L’Enfant de l’œuf, Amin Zaoui

“Harys, le narrateur, est un bon chien, un caniche qui aime son maître, qui aime ses chaussettes puantes, son haleine parfumée au vin rouge, sa voix quand il chante Bécaud. Ils habitent tous deux à Alger et son maître a pour maîtresse une chrétienne réfugiée de Damas, au corps vibrant de désir et à l’âme bouleversée par la guerre.”
Avec cet ouvrage, l’écrivain et professeur de littérature signe son neuvième roman, qui dresse le portrait d’une Algérie rongée par l’islamisme radical. Paru le 7 septembre aux éditions Le serpent à plumes.

L’Art de perdre, Alice Zeniter

L’auteure, jeune française d’origine algérienne, qui publie son cinquième roman chez Flammarion nous emporte dans la quête de ses origines en racontant la guerre d’Algérie du côté “des perdants”. Dans les années 1950, son grand-père, un paysan kabyle, préfère se ranger du côté de l’armée française. Pour ce personnage peu érudit, il ne s’agit pas d’un choix mais plus d’une adaptation aux circonstances… Quand lui et sa famille sont contraints de fuir l’Algérie en 1962 pour éviter les représailles du FLN, ils sont devenus des parias.

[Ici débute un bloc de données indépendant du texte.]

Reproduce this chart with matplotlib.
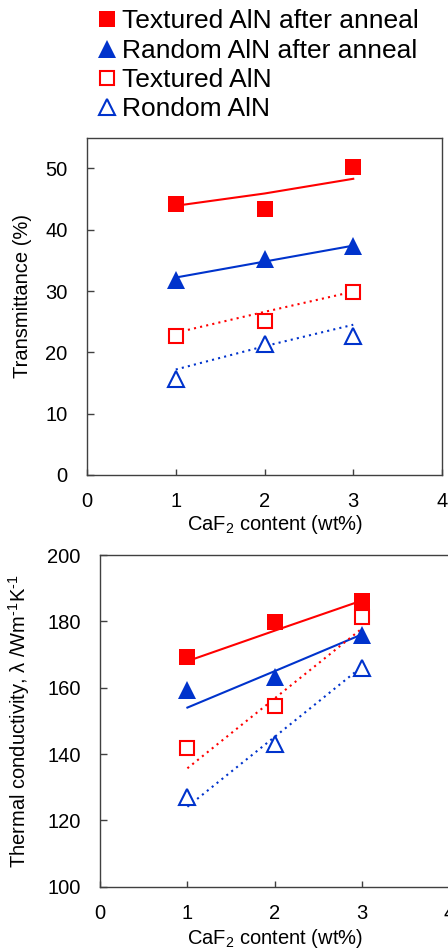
import matplotlib
matplotlib.use("Agg")
import matplotlib.pyplot as plt

plt.rcParams['font.family'] = ['Liberation Sans', 'DejaVu Sans']
plt.rcParams['mathtext.fontset'] = 'custom'
plt.rcParams['mathtext.rm'] = 'Liberation Sans'
plt.rcParams['mathtext.it'] = 'Liberation Sans:italic'

# ---------------- data ----------------
caf2 = [1, 2, 3]

# Transmittance (%)
trans_textured_anneal = [44.2, 43.4, 50.3]
trans_random_anneal = [31.8, 35.2, 37.3]
trans_textured = [22.7, 25.1, 29.9]
trans_random = [15.7, 21.4, 22.7]
# trend lines
trans_fit_textured_anneal = [43.9, 45.9, 48.3]
trans_fit_random_anneal = [32.2, 34.8, 37.4]
trans_fit_textured = [23.2, 26.6, 29.9]
trans_fit_random = [17.2, 21.0, 24.5]

# Thermal conductivity (W/mK)
tc_textured_anneal = [169.4, 179.8, 186.2]
tc_random_anneal = [159.3, 163.3, 176.0]
tc_textured = [141.9, 154.6, 181.4]
tc_random = [127.1, 143.0, 165.8]
tc_fit_textured_anneal = [168.0, 177.2, 186.3]
tc_fit_random_anneal = [154.0, 165.0, 176.1]
tc_fit_textured = [135.7, 156.8, 177.9]
tc_fit_random = [124.1, 145.2, 166.4]

labels = ["Textured AlN after anneal", "Random AlN after anneal",
          "Textured AlN", "Rondom AlN"]
xticks = [0, 1, 2, 3, 4]
top_yticks = [0, 10, 20, 30, 40, 50]
bot_yticks = [100, 120, 140, 160, 180, 200]

RED = '#FF0000'
BLUE = '#0033CC'
SPINE = '#404040'
FS = 14.5

fig = plt.figure(figsize=(4.48, 9.52), dpi=100)
W, H = 448, 952
ax1 = fig.add_axes([87 / W, 1 - 475 / H, 355 / W, 337.3 / H])
ax2 = fig.add_axes([100 / W, 1 - 886.7 / H, 349.6 / W, 331.7 / H])


def styles():
    return [
        dict(marker='s', color=RED, ms=11.5, mew=0, mfc=RED),
        dict(marker='^', color=BLUE, ms=13, mew=0, mfc=BLUE),
        dict(marker='s', color=RED, ms=10.5, mew=1.5, mfc='white', mec=RED),
        dict(marker='^', color=BLUE, ms=12, mew=1.5, mfc='white', mec=BLUE),
    ]


def draw(ax, series, fits):
    st = styles()
    lss = ['-', '-', (0, (1, 2)), (0, (1, 2))]
    cols = [RED, BLUE, RED, BLUE]
    handles = []
    for s, f, sty, ls, c in zip(series, fits, st, lss, cols):
        ax.plot(caf2, f, color=c, lw=1.5, ls=ls, zorder=2)
        h, = ax.plot(caf2, s, ls='none', zorder=3, **sty)
        handles.append(h)
    ax.set_xlim(0, 4)
    ax.set_xticks(xticks)
    for sp in ax.spines.values():
        sp.set_color(SPINE)
        sp.set_linewidth(1.0)
    ax.tick_params(axis='both', direction='in', color=SPINE, labelsize=FS,
                   width=1.0)
    ax.tick_params(axis='x', length=4, pad=12.5)
    ax.tick_params(axis='y', length=5, pad=14)
    ax.set_xlabel("CaF$_2$ content (wt%)", fontsize=FS)
    return handles


handles = draw(ax1, [trans_textured_anneal, trans_random_anneal, trans_textured, trans_random],
               [trans_fit_textured_anneal, trans_fit_random_anneal, trans_fit_textured, trans_fit_random])
ax1.set_ylim(0, 55)
ax1.set_yticks(top_yticks)
ax1.set_ylabel("Transmittance (%)", fontsize=FS)
ax1.yaxis.set_label_coords((23 - 87) / 355, (475 - 296.5) / 337.3)
ax1.yaxis.label.set_va('center')
ax1.xaxis.set_label_coords((275 - 87) / 355, (475 - 524) / 337.3)
ax1.xaxis.label.set_va('center')

draw(ax2, [tc_textured_anneal, tc_random_anneal, tc_textured, tc_random],
     [tc_fit_textured_anneal, tc_fit_random_anneal, tc_fit_textured, tc_fit_random])
ax2.set_ylim(100, 200)
ax2.set_yticks(bot_yticks)
ax2.set_ylabel("Thermal conductivity, λ /Wm$^{\\text{-1}}$K$^{\\text{-1}}$", fontsize=FS)
ax2.yaxis.set_label_coords((19 - 100) / 349.6, 0.5)
ax2.yaxis.label.set_va('center')
ax2.xaxis.set_label_coords(0.5, (886.7 - 938) / 331.7)
ax2.xaxis.label.set_va('center')

leg = fig.legend(handles, labels, loc='upper left',
                 bbox_to_anchor=(97.8 / W, 1 - 9.5 / H), bbox_transform=fig.transFigure,
                 frameon=False, fontsize=19, handlelength=0.7, handletextpad=0.2,
                 labelspacing=0.2, borderpad=0, borderaxespad=0, numpoints=1)

fig.savefig("out.png", dpi=100)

À leur arrivée en France, ceux que l’on considère comme des “collaborateurs” de l’autre côté de la Méditerranée sont parqués dans des camps de transit dans le sud de la France.
De leur pays qui ne veut plus d’eux, ils ne transmettront rien comme héritage à leur descendance. À travers cette épopée familiale, Alice Zeniter, petite-fille de harkis, raconte la culpabilité des siens, prisonniers d’un passé qu’ils préfèrent oublier.